> _Directive_
Extract the lines of the material below, beginning with the first and ending with the line that holds "bin_edges = np.arange(0, 202, 2)". Skip every picture.

> _Given entries_
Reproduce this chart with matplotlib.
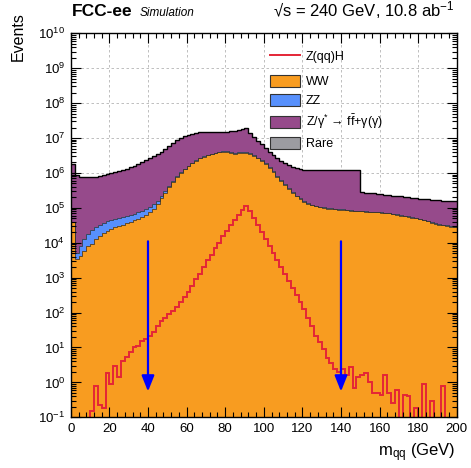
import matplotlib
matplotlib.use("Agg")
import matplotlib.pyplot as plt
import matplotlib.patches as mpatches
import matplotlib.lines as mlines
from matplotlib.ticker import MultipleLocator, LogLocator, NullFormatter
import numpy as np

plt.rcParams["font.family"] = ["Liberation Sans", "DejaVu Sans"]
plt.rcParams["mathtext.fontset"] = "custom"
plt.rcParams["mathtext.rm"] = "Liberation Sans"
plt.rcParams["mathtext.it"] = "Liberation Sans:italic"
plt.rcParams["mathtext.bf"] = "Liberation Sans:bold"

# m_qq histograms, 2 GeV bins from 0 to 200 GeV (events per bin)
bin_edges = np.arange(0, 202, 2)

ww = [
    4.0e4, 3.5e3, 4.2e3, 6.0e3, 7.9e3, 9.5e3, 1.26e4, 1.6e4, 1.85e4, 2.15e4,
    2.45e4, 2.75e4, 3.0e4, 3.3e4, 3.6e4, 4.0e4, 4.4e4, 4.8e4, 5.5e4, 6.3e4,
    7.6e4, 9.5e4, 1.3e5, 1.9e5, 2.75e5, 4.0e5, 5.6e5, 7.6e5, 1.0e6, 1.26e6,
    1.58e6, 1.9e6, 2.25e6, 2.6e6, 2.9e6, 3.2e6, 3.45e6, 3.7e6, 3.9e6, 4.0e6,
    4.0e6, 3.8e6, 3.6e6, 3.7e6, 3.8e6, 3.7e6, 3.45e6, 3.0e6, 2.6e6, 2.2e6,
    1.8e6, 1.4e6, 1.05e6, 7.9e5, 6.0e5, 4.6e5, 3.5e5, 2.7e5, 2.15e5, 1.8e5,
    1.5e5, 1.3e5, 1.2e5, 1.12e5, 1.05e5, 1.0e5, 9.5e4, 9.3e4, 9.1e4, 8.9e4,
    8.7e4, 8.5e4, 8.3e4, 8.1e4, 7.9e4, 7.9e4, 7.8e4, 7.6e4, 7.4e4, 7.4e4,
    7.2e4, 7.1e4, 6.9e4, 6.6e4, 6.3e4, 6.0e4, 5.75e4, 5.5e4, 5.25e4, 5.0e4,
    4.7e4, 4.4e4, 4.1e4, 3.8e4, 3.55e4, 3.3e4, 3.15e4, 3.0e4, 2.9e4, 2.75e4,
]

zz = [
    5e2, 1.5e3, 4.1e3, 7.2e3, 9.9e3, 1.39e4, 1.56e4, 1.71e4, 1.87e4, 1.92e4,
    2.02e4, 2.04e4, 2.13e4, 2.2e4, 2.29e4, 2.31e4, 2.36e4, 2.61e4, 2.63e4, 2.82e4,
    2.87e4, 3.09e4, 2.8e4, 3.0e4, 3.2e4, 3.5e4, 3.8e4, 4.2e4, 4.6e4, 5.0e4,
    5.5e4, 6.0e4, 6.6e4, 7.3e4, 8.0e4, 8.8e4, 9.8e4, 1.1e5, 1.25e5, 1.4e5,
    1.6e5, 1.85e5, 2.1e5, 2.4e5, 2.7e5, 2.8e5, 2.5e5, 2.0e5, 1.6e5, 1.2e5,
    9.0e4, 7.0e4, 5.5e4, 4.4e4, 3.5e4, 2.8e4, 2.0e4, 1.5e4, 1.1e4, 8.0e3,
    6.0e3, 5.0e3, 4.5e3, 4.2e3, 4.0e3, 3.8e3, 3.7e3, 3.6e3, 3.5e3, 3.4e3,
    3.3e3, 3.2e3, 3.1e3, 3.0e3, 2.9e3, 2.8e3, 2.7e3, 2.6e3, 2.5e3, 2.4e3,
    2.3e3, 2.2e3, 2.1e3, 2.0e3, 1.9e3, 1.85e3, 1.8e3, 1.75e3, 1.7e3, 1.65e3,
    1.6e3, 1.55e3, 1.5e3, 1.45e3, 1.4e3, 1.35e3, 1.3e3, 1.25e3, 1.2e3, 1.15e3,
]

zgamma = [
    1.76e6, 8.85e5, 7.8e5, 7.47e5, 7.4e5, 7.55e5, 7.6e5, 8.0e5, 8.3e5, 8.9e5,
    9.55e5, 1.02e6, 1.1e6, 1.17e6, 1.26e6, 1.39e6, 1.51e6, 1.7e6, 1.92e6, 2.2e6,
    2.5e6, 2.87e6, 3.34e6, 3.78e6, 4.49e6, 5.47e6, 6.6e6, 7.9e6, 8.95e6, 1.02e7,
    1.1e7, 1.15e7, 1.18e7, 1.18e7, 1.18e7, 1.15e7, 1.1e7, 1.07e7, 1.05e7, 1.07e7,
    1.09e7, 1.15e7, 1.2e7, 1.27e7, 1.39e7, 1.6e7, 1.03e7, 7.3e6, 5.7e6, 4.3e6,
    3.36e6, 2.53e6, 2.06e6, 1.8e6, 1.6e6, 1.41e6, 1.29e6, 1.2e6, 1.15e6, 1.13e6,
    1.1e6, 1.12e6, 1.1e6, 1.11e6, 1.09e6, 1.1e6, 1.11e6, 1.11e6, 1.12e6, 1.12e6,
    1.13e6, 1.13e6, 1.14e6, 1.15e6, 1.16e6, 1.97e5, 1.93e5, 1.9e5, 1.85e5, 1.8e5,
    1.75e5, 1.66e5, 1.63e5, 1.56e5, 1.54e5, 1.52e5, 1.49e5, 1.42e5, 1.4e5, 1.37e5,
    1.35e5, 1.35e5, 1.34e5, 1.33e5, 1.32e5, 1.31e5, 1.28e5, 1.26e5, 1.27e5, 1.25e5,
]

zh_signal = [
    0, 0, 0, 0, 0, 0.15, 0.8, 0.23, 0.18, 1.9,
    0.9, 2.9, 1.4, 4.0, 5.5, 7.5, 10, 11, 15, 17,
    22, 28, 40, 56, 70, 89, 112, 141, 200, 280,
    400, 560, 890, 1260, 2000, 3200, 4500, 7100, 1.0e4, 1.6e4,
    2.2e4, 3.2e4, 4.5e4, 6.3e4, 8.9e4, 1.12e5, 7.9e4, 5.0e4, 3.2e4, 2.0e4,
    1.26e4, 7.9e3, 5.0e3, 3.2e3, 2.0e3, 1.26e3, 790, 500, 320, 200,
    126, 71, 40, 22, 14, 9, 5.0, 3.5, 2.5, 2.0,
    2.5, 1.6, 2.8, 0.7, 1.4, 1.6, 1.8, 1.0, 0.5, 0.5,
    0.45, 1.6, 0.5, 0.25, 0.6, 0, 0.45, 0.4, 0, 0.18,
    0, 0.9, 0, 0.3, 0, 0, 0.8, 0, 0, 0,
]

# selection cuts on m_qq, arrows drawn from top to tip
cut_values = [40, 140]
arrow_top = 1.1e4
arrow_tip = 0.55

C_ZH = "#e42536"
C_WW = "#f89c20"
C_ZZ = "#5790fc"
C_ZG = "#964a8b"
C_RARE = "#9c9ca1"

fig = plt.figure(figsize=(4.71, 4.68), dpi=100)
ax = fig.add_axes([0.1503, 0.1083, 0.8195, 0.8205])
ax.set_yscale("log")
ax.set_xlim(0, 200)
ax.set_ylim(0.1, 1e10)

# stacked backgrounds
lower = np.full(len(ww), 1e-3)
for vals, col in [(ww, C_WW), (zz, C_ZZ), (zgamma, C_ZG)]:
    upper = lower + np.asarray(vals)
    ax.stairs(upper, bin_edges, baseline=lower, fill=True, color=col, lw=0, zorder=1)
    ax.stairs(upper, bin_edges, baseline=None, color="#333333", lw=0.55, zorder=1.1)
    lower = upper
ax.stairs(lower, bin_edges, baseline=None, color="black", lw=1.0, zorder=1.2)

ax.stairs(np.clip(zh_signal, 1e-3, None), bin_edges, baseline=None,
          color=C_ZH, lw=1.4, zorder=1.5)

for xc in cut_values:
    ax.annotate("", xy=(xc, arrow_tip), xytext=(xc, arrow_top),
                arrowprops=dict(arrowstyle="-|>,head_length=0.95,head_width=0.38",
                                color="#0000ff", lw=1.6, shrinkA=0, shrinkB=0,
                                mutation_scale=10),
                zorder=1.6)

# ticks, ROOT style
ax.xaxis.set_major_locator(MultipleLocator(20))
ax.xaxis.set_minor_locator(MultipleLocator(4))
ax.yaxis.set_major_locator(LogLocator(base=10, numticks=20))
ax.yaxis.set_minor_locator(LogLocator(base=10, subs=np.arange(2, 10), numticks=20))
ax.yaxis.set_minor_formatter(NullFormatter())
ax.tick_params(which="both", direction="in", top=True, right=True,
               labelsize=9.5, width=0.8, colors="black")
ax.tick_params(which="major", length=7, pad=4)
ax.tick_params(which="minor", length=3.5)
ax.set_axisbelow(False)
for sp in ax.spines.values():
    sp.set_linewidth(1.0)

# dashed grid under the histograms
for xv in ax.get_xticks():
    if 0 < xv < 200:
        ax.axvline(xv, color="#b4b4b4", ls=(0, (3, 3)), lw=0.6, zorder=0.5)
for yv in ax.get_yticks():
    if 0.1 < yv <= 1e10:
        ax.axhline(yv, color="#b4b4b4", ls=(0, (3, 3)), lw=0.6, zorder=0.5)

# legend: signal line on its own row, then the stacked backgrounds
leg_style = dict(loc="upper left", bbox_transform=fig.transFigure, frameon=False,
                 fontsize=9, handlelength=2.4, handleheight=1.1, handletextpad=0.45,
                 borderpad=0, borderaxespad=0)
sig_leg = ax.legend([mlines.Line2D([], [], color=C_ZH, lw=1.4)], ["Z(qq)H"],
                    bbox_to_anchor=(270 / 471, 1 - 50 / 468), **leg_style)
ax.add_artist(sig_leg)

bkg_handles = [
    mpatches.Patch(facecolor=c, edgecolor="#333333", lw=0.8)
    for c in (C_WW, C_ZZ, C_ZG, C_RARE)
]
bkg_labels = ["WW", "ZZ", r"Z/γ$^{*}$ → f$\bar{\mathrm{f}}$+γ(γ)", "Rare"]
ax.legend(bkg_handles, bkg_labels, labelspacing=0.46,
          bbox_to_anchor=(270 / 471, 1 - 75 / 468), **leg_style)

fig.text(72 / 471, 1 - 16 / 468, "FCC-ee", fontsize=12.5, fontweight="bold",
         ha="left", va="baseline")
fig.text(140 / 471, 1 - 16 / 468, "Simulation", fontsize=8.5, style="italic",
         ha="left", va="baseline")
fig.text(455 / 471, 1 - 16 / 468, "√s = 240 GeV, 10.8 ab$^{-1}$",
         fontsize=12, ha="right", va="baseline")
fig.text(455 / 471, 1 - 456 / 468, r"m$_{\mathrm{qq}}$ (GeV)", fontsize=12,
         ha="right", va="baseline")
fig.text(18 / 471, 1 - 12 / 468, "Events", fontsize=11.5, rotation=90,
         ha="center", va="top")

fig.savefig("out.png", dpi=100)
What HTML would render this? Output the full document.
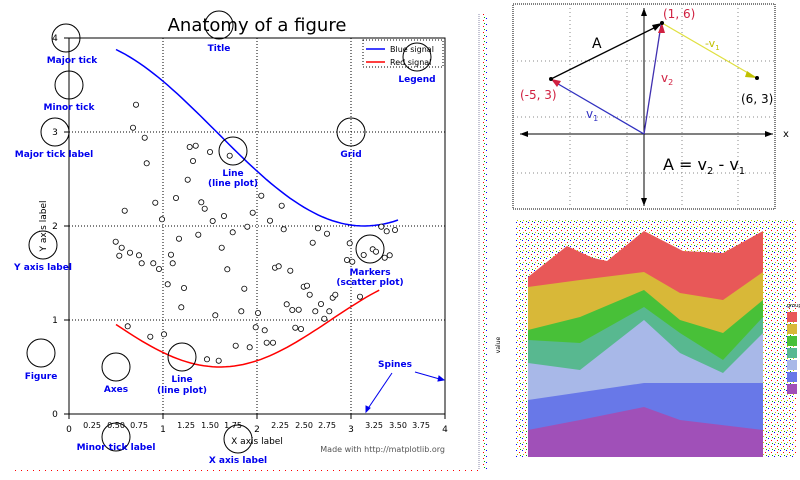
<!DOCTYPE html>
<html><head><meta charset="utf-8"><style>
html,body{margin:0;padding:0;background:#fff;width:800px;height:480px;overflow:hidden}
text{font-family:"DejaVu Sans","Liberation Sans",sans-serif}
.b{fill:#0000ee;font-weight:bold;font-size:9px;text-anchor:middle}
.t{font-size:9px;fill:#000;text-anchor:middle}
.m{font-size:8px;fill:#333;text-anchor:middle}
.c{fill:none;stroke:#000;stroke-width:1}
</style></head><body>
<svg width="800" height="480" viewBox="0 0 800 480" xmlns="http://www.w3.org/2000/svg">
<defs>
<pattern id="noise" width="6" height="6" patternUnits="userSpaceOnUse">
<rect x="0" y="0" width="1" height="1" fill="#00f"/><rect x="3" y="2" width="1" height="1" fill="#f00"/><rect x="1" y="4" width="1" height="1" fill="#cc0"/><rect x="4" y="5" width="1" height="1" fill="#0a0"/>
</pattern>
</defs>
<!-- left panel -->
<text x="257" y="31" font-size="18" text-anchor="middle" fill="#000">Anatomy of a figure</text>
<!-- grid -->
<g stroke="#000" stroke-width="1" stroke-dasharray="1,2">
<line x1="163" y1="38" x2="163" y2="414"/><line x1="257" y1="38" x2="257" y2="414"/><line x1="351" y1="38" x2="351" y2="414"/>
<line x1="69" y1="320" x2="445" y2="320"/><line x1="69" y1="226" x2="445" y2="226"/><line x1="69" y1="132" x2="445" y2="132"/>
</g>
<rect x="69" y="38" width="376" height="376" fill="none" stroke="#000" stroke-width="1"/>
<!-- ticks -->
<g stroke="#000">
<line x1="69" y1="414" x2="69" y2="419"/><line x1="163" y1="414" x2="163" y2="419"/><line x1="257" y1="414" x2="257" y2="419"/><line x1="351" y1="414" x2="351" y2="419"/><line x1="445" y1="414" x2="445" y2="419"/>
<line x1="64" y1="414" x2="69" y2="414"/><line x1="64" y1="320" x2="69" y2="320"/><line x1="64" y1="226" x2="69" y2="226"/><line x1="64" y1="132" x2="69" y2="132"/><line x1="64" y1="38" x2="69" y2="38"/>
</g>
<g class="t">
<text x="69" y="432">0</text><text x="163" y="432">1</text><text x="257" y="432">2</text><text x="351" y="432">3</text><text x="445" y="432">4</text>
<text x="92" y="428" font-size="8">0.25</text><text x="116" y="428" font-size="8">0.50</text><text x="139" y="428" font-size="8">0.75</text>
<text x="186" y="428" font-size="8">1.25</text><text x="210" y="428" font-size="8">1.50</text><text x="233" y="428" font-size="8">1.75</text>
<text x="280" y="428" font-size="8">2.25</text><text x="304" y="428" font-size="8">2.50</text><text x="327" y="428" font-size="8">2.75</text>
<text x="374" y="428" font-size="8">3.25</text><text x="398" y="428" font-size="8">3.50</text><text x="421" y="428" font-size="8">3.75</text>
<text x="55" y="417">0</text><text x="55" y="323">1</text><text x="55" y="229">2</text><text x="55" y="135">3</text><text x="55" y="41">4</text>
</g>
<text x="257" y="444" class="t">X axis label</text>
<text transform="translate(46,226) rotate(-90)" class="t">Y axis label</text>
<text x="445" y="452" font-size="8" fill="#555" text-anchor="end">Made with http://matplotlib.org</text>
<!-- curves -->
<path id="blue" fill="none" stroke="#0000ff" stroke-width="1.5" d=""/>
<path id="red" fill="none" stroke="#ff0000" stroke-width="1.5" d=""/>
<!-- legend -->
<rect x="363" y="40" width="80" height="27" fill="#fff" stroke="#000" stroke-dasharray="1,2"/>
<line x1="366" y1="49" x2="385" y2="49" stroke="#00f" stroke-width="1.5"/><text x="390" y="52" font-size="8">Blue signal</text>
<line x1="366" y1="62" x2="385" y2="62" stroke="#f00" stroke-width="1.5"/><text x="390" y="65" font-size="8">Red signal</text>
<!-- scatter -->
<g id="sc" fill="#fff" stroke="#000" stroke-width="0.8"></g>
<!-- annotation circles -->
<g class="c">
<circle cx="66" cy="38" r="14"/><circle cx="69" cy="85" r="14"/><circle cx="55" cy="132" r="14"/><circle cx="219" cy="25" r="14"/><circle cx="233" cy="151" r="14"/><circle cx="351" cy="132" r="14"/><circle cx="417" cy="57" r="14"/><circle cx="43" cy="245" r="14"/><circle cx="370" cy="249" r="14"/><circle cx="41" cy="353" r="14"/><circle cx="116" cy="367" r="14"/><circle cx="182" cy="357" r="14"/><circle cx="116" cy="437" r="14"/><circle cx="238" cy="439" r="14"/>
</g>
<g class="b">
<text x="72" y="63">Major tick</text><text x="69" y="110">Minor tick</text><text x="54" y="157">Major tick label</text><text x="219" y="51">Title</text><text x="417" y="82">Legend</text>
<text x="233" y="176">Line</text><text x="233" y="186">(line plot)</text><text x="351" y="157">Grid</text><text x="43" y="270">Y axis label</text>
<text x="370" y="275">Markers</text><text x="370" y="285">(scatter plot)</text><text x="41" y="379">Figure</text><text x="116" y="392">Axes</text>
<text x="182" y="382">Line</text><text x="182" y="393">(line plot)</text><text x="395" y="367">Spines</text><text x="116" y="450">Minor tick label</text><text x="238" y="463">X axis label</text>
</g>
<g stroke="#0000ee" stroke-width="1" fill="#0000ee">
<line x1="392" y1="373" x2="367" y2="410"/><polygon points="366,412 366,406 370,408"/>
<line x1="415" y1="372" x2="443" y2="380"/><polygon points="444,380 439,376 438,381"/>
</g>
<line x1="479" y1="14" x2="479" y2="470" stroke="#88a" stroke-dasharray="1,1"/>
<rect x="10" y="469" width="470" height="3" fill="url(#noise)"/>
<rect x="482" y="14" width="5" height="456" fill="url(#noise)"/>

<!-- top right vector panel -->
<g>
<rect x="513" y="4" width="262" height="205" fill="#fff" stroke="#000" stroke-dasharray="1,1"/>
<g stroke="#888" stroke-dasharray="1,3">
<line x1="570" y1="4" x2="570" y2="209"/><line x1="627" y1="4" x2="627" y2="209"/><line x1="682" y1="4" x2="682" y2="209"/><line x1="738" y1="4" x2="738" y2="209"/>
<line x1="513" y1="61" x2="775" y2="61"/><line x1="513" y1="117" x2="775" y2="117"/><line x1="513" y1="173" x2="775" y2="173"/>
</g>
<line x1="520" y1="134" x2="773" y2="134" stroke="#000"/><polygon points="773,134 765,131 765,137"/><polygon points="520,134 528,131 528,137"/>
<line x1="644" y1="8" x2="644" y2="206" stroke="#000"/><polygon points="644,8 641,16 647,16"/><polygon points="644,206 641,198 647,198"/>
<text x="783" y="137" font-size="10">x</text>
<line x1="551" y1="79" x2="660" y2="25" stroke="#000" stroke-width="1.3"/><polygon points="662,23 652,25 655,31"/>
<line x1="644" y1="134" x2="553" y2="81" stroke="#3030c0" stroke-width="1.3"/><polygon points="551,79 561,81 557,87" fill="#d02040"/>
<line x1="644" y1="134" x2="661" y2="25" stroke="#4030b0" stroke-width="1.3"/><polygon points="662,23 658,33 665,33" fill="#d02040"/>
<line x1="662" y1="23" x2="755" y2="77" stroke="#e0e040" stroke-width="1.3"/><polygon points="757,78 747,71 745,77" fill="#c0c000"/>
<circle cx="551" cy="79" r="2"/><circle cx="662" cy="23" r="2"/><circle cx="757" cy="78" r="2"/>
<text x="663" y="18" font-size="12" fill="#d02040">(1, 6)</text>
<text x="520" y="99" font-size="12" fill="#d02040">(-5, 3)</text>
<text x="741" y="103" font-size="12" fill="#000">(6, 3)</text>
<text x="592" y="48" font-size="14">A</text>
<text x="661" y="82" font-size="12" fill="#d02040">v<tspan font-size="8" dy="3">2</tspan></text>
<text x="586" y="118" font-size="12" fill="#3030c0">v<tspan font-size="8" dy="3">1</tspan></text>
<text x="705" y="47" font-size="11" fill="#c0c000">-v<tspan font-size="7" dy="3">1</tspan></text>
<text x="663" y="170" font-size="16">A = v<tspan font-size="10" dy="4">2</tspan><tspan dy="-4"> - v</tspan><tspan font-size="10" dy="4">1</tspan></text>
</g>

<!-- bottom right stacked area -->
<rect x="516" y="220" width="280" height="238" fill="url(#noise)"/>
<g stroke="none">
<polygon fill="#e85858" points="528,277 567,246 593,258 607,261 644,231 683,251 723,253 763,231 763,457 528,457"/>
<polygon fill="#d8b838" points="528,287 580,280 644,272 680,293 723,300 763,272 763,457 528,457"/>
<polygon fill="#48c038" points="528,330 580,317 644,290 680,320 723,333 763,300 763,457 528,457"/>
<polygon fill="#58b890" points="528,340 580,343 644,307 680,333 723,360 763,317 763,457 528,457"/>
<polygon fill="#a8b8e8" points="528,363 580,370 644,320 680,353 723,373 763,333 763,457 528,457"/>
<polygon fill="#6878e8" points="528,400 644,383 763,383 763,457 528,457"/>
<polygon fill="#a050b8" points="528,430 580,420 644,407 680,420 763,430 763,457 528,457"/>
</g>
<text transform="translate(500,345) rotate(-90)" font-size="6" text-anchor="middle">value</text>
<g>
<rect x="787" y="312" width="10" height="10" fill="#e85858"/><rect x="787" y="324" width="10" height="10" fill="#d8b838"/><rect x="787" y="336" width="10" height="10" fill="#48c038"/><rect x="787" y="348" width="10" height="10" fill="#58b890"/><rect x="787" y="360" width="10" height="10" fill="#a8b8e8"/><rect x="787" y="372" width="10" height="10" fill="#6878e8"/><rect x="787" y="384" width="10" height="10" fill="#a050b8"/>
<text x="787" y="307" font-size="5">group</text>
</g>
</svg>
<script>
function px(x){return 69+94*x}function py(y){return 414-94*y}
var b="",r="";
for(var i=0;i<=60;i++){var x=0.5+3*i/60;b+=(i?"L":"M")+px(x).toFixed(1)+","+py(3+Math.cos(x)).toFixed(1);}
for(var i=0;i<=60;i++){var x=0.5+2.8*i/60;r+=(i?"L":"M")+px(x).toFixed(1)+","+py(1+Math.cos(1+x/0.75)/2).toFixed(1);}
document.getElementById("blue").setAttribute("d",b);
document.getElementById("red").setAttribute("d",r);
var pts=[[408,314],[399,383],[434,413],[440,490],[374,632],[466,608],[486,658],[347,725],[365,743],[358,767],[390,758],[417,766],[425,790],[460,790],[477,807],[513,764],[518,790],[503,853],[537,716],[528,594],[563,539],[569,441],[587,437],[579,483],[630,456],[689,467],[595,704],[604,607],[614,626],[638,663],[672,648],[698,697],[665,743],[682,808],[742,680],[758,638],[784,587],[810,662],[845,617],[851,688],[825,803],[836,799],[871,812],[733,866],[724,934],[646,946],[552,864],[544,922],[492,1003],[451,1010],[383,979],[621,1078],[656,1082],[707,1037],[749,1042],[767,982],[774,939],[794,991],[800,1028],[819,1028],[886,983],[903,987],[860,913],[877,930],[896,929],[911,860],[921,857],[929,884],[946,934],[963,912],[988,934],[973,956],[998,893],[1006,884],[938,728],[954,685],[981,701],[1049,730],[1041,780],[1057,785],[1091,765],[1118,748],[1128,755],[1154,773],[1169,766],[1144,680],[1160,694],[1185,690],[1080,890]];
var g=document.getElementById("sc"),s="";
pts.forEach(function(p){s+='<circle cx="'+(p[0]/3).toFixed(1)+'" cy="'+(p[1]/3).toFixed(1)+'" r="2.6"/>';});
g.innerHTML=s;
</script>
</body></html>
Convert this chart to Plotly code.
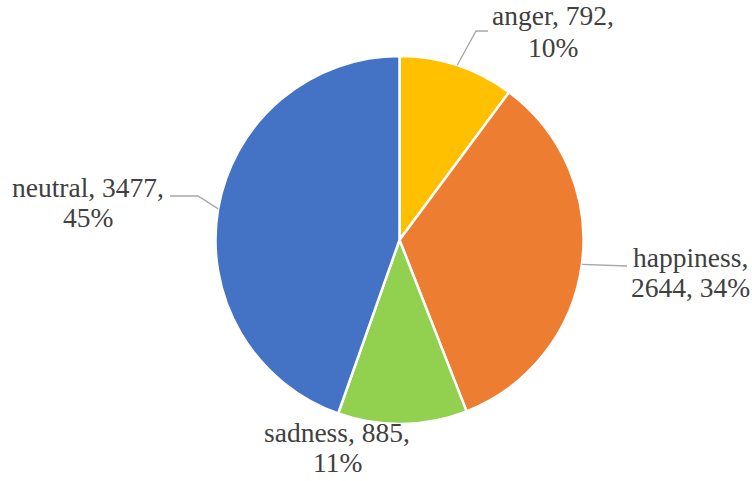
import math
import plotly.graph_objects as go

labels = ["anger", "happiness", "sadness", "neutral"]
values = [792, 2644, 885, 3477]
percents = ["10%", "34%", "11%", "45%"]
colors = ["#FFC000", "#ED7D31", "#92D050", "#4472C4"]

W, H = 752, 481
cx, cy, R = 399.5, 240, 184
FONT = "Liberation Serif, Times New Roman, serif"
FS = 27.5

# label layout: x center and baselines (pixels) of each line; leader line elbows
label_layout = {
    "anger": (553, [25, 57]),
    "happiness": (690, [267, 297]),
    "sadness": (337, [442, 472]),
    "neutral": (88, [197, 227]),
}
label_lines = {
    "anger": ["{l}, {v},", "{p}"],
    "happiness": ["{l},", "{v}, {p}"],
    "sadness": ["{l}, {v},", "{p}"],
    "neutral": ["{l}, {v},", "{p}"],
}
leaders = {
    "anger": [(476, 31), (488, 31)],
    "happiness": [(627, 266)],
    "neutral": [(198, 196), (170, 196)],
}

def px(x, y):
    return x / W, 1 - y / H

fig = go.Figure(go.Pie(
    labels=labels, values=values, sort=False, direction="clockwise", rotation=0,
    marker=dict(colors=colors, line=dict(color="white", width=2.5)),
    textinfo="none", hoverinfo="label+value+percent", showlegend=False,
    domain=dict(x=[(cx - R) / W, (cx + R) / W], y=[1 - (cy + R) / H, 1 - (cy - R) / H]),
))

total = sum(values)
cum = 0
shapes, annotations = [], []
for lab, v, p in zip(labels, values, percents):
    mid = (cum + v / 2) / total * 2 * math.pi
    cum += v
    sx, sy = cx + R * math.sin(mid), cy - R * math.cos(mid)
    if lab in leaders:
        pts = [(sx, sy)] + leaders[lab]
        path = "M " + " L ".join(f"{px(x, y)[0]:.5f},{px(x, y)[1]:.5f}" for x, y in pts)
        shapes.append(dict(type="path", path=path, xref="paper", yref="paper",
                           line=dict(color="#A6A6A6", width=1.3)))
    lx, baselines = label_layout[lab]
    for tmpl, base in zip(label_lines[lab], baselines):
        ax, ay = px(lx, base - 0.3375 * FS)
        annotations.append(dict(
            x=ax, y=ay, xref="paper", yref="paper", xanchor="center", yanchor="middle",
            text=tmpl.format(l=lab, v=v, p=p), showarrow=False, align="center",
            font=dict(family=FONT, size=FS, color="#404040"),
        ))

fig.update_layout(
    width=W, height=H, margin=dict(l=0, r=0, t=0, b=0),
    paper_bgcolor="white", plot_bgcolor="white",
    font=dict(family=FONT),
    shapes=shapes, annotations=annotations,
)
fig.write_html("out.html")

> _Full solution_
Reproduce this chart with matplotlib.
import matplotlib
matplotlib.use("Agg")
import matplotlib.pyplot as plt
import matplotlib.patches as mpatches
import matplotlib.lines as mlines
from matplotlib.ticker import MultipleLocator, LogLocator, NullFormatter
import numpy as np

plt.rcParams["font.family"] = ["Liberation Sans", "DejaVu Sans"]
plt.rcParams["mathtext.fontset"] = "custom"
plt.rcParams["mathtext.rm"] = "Liberation Sans"
plt.rcParams["mathtext.it"] = "Liberation Sans:italic"
plt.rcParams["mathtext.bf"] = "Liberation Sans:bold"

# m_qq histograms, 2 GeV bins from 0 to 200 GeV (events per bin)
bin_edges = np.arange(0, 202, 2)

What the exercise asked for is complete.